-- What you are asked to do --
Omit the images, then output each of the records below exactly.

***** The data

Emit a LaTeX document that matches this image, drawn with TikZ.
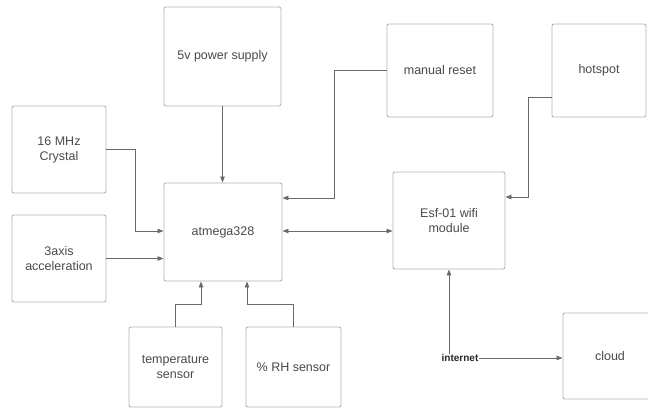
\documentclass[tikz,border=0pt]{standalone}
\usepackage{fontspec}
\setmainfont{Liberation Sans}
\usetikzlibrary{arrows.meta}
\definecolor{boxgray}{HTML}{B4B4B4}
\definecolor{linegray}{HTML}{6A6A6A}
\definecolor{txtgray}{HTML}{4A4A4A}
\begin{document}
\begin{tikzpicture}[x=1pt,y=-1pt,
  box/.style={draw=boxgray, line width=0.9pt, rounded corners=2pt, fill=white,
    align=center, text=txtgray, inner sep=0pt,
    font=\fontsize{12.5}{15}\selectfont},
  conn/.style={draw=linegray, line width=0.8pt, -{Triangle[length=6pt,width=4.5pt]}},
  conn2/.style={draw=linegray, line width=0.8pt, {Triangle[length=6pt,width=4.5pt]}-{Triangle[length=6pt,width=4.5pt]}}]
\useasboundingbox (0,0) rectangle (648,410);
\begin{scope}
\clip (0,0) rectangle (648,410);
\node[box, minimum width=117pt, minimum height=99pt] (ps) at (222.5,56.5) {5v power supply};
\node[box, minimum width=106pt, minimum height=93pt] (mr) at (440,70.5) {manual reset};
\node[box, minimum width=94pt, minimum height=93pt] (hs) at (599,70.5) {hotspot};
\node[box, minimum width=94pt, minimum height=87pt] (cr) at (59,149.5) {16 MHz\\Crystal};
\node[box, minimum width=94pt, minimum height=87pt] (ax) at (59,258.5) {3axis\\acceleration};
\node[box, minimum width=118pt, minimum height=98pt] (at) at (223,232) {atmega328};
\node[box, minimum width=112pt, minimum height=97pt] (es) at (449,220.5) {Esf-01 wifi\\module};
\node[box, minimum width=93pt, minimum height=80pt] (ts) at (175.5,367) {temperature\\sensor};
\node[box, minimum width=95pt, minimum height=80pt] (rh) at (293.5,367) {\% RH sensor};
\node[box, minimum width=94pt, minimum height=86pt] (cl) at (610,356) {cloud};
\node[font=\fontsize{10}{12}\selectfont\bfseries, text=black!85, inner sep=0.5pt] (inet) at (460,358) {internet};

\draw[conn] (ps.south) -- (at.north -| ps.south);
\draw[conn] (cr.east) -| (135,231) -- (at.west |- 0,231);
\draw[conn] (ax.east) -- (at.west |- ax.east);
\draw[conn] (mr.west) -| (334,198) -- (at.east |- 0,198);
\draw[conn2] (at.east |- 0,231) -- (es.west |- 0,231);
\draw[conn] (hs.west |- 0,97) -| (528,197) -- (es.east |- 0,197);
\draw[conn] (ts.north) |- (201,304) -- (at.south -| 201,0);
\draw[conn] (rh.north) |- (247,304) -- (at.south -| 247,0);
\draw[conn] (inet.north -| es.south) -- (es.south);
\draw[conn] (inet.east) -- (cl.west |- inet.east);
\end{scope}
\end{tikzpicture}
\end{document}
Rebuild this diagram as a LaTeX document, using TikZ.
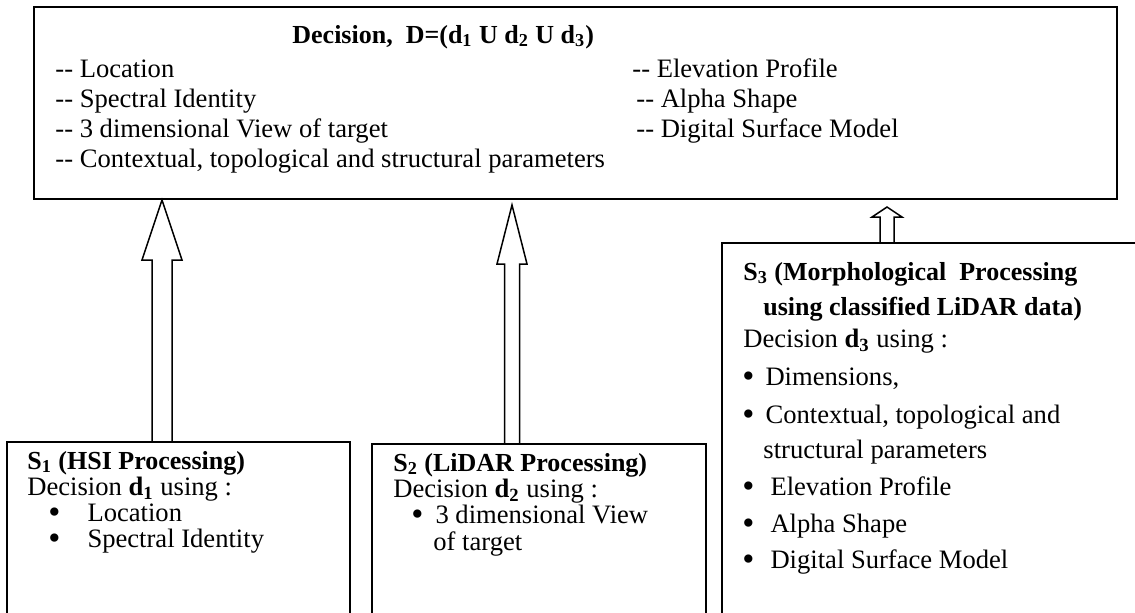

**********

-- Answer in full --
Emit a LaTeX document that matches this image, drawn with TikZ.
\documentclass[tikz,border=0pt]{standalone}
\usepackage{fontspec}
\setmainfont{Liberation Sans}
\usetikzlibrary{arrows.meta}
\definecolor{boxgray}{HTML}{B4B4B4}
\definecolor{linegray}{HTML}{6A6A6A}
\definecolor{txtgray}{HTML}{4A4A4A}
\begin{document}
\begin{tikzpicture}[x=1pt,y=-1pt,
  box/.style={draw=boxgray, line width=0.9pt, rounded corners=2pt, fill=white,
    align=center, text=txtgray, inner sep=0pt,
    font=\fontsize{12.5}{15}\selectfont},
  conn/.style={draw=linegray, line width=0.8pt, -{Triangle[length=6pt,width=4.5pt]}},
  conn2/.style={draw=linegray, line width=0.8pt, {Triangle[length=6pt,width=4.5pt]}-{Triangle[length=6pt,width=4.5pt]}}]
\useasboundingbox (0,0) rectangle (648,410);
\begin{scope}
\clip (0,0) rectangle (648,410);
\node[box, minimum width=117pt, minimum height=99pt] (ps) at (222.5,56.5) {5v power supply};
\node[box, minimum width=106pt, minimum height=93pt] (mr) at (440,70.5) {manual reset};
\node[box, minimum width=94pt, minimum height=93pt] (hs) at (599,70.5) {hotspot};
\node[box, minimum width=94pt, minimum height=87pt] (cr) at (59,149.5) {16 MHz\\Crystal};
\node[box, minimum width=94pt, minimum height=87pt] (ax) at (59,258.5) {3axis\\acceleration};
\node[box, minimum width=118pt, minimum height=98pt] (at) at (223,232) {atmega328};
\node[box, minimum width=112pt, minimum height=97pt] (es) at (449,220.5) {Esf-01 wifi\\module};
\node[box, minimum width=93pt, minimum height=80pt] (ts) at (175.5,367) {temperature\\sensor};
\node[box, minimum width=95pt, minimum height=80pt] (rh) at (293.5,367) {\% RH sensor};
\node[box, minimum width=94pt, minimum height=86pt] (cl) at (610,356) {cloud};
\node[font=\fontsize{10}{12}\selectfont\bfseries, text=black!85, inner sep=0.5pt] (inet) at (460,358) {internet};

\draw[conn] (ps.south) -- (at.north -| ps.south);
\draw[conn] (cr.east) -| (135,231) -- (at.west |- 0,231);
\draw[conn] (ax.east) -- (at.west |- ax.east);
\draw[conn] (mr.west) -| (334,198) -- (at.east |- 0,198);
\draw[conn2] (at.east |- 0,231) -- (es.west |- 0,231);
\draw[conn] (hs.west |- 0,97) -| (528,197) -- (es.east |- 0,197);
\draw[conn] (ts.north) |- (201,304) -- (at.south -| 201,0);
\draw[conn] (rh.north) |- (247,304) -- (at.south -| 247,0);
\draw[conn] (inet.north -| es.south) -- (es.south);
\draw[conn] (inet.east) -- (cl.west |- inet.east);
\end{scope}
\end{tikzpicture}
\end{document}
Rebuild this diagram as a LaTeX document, using TikZ.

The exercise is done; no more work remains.